== What to produce ==
In the entries below, find the line with "Convert this chart to matplotlib code." and the line with "lower_lim = [-0.5, 0.4]", then retype both and everything between them exactly. Do not copy the pictures.

== Data section ==
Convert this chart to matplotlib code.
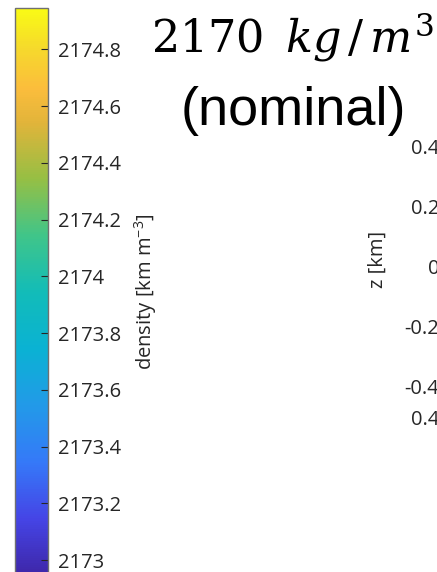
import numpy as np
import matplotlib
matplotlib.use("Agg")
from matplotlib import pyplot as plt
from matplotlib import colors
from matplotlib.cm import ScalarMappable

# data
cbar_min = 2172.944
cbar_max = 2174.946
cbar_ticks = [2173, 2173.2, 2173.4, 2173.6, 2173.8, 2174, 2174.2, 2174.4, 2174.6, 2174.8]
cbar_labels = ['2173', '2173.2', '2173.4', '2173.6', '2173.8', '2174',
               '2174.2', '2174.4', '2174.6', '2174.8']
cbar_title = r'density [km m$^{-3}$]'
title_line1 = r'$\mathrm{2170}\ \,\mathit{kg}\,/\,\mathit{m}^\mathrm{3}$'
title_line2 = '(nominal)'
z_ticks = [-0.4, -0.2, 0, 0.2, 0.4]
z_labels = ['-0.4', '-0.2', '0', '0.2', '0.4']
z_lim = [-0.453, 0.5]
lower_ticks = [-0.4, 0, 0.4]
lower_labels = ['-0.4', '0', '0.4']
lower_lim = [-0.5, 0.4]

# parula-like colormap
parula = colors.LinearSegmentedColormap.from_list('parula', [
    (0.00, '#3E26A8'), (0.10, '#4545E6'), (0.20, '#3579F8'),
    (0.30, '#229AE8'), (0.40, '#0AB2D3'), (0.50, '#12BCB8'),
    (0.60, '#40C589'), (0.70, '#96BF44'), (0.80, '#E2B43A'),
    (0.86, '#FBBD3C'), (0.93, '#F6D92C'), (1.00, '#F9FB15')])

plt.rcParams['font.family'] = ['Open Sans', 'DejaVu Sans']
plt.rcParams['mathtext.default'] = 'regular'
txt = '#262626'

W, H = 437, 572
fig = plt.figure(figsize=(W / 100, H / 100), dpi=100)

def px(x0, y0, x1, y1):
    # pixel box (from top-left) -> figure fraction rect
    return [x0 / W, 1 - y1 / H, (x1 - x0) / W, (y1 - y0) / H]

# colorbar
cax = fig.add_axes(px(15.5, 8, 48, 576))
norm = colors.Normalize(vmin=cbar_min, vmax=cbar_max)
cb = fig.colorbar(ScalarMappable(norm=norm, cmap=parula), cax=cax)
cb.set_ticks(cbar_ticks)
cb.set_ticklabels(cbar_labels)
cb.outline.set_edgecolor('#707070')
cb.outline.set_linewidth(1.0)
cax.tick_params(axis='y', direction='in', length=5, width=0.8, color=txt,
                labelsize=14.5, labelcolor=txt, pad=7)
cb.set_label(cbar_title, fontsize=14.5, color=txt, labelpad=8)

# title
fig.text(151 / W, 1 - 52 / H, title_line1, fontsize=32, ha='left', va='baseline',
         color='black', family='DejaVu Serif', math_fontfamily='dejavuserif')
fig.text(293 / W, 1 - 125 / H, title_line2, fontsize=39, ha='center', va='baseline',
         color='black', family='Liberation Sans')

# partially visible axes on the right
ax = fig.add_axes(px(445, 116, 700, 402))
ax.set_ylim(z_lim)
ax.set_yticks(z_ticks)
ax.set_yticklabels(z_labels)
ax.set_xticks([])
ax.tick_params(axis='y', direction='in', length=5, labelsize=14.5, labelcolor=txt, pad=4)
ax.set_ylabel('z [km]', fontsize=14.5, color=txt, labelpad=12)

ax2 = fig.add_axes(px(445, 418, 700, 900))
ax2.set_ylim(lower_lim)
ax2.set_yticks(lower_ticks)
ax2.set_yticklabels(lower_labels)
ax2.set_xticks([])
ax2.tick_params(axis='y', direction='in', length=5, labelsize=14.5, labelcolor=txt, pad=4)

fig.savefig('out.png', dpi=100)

--

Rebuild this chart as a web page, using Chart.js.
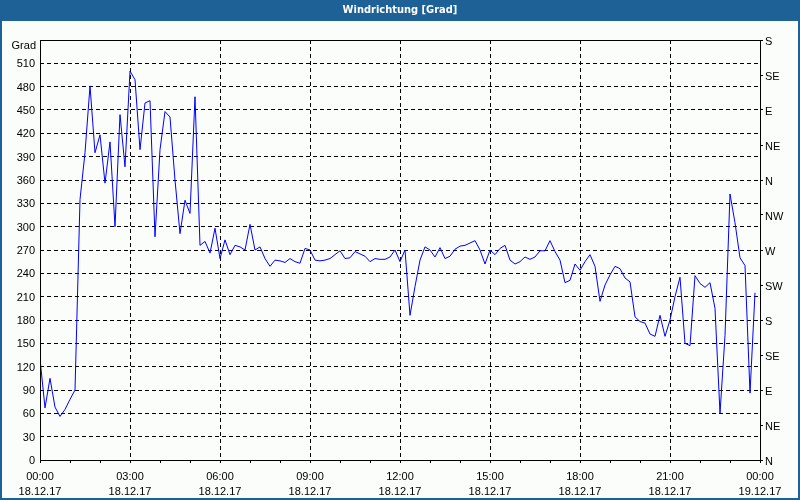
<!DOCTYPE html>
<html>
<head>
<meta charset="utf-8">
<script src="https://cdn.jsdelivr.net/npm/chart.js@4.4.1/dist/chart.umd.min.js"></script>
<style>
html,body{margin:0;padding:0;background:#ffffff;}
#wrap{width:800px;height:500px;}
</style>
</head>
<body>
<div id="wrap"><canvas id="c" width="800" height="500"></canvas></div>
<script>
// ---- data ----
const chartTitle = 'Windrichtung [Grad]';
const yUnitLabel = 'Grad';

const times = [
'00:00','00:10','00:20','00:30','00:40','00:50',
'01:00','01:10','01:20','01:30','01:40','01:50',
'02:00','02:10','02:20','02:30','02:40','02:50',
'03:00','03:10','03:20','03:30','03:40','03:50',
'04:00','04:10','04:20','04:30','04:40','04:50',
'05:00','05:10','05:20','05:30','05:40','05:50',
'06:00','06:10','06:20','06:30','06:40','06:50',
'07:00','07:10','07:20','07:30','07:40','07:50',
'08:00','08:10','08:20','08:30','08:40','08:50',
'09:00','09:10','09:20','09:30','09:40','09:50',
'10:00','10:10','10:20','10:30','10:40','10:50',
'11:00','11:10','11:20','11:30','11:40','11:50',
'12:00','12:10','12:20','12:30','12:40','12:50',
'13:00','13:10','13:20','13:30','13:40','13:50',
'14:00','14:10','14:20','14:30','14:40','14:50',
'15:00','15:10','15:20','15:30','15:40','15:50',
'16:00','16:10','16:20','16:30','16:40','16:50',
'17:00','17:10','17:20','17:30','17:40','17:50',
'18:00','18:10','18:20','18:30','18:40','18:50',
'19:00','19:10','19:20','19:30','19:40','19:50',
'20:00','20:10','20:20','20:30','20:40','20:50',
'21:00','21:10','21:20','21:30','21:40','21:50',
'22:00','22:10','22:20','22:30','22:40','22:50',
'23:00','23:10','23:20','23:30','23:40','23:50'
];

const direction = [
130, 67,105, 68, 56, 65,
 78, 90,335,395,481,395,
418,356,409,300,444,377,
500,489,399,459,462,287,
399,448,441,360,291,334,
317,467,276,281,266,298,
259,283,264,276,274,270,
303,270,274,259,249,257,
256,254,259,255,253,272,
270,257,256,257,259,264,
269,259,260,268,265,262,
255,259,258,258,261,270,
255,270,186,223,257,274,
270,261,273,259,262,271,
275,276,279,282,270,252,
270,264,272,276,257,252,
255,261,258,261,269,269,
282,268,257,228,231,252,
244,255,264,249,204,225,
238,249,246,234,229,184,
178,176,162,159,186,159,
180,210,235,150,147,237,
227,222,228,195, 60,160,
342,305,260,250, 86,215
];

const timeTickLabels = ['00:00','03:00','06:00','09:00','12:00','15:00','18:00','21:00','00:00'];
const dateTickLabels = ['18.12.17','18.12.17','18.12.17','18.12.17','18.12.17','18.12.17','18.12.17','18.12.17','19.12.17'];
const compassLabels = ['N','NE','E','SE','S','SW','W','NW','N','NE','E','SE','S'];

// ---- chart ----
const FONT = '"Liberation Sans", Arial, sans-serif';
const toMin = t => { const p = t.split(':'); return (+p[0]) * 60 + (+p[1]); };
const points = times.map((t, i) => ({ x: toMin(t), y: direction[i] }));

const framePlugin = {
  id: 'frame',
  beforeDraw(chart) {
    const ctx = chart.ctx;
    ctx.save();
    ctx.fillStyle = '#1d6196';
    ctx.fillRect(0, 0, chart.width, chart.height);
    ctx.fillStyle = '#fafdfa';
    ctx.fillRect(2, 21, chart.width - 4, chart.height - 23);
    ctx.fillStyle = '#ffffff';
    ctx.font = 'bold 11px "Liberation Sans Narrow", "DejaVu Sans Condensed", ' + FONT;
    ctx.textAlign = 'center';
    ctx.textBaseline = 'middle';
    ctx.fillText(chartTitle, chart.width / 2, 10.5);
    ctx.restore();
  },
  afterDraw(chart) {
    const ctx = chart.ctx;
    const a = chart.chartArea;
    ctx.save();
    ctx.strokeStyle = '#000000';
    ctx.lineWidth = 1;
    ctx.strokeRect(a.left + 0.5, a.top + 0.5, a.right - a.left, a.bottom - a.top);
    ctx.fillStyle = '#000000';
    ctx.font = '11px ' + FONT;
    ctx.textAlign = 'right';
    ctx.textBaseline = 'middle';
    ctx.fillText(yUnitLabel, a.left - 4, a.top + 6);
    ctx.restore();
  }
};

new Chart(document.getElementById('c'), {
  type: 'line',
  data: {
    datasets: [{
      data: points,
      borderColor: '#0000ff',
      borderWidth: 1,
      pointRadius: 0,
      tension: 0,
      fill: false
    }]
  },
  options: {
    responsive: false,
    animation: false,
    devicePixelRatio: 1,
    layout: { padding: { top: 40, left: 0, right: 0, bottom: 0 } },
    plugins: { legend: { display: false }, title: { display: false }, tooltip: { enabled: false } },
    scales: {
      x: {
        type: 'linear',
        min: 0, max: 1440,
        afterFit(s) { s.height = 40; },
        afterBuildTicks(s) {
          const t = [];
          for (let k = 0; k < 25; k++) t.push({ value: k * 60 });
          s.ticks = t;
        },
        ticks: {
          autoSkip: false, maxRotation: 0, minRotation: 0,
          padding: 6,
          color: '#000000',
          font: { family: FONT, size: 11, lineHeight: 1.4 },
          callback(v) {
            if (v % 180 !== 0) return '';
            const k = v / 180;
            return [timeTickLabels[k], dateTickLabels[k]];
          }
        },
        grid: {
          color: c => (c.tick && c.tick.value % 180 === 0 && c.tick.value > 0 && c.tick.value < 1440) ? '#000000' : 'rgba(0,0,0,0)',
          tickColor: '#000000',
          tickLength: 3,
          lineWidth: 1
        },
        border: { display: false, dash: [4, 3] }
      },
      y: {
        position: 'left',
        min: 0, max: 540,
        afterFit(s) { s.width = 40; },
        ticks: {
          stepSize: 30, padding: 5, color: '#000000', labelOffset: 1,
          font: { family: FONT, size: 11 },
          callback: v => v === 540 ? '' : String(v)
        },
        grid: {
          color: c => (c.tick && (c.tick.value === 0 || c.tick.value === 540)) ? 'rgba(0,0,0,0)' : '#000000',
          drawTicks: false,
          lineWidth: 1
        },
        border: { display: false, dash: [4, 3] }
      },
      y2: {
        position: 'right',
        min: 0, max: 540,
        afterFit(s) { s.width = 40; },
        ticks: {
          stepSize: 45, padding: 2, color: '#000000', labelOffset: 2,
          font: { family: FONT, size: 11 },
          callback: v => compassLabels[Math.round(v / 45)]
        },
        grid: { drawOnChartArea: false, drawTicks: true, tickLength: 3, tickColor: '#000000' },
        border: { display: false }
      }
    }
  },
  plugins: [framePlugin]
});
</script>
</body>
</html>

== Expected answer ==
Convert this chart to matplotlib code.
import numpy as np
import matplotlib
matplotlib.use("Agg")
from matplotlib import pyplot as plt
from matplotlib import colors
from matplotlib.cm import ScalarMappable

# data
cbar_min = 2172.944
cbar_max = 2174.946
cbar_ticks = [2173, 2173.2, 2173.4, 2173.6, 2173.8, 2174, 2174.2, 2174.4, 2174.6, 2174.8]
cbar_labels = ['2173', '2173.2', '2173.4', '2173.6', '2173.8', '2174',
               '2174.2', '2174.4', '2174.6', '2174.8']
cbar_title = r'density [km m$^{-3}$]'
title_line1 = r'$\mathrm{2170}\ \,\mathit{kg}\,/\,\mathit{m}^\mathrm{3}$'
title_line2 = '(nominal)'
z_ticks = [-0.4, -0.2, 0, 0.2, 0.4]
z_labels = ['-0.4', '-0.2', '0', '0.2', '0.4']
z_lim = [-0.453, 0.5]
lower_ticks = [-0.4, 0, 0.4]
lower_labels = ['-0.4', '0', '0.4']
lower_lim = [-0.5, 0.4]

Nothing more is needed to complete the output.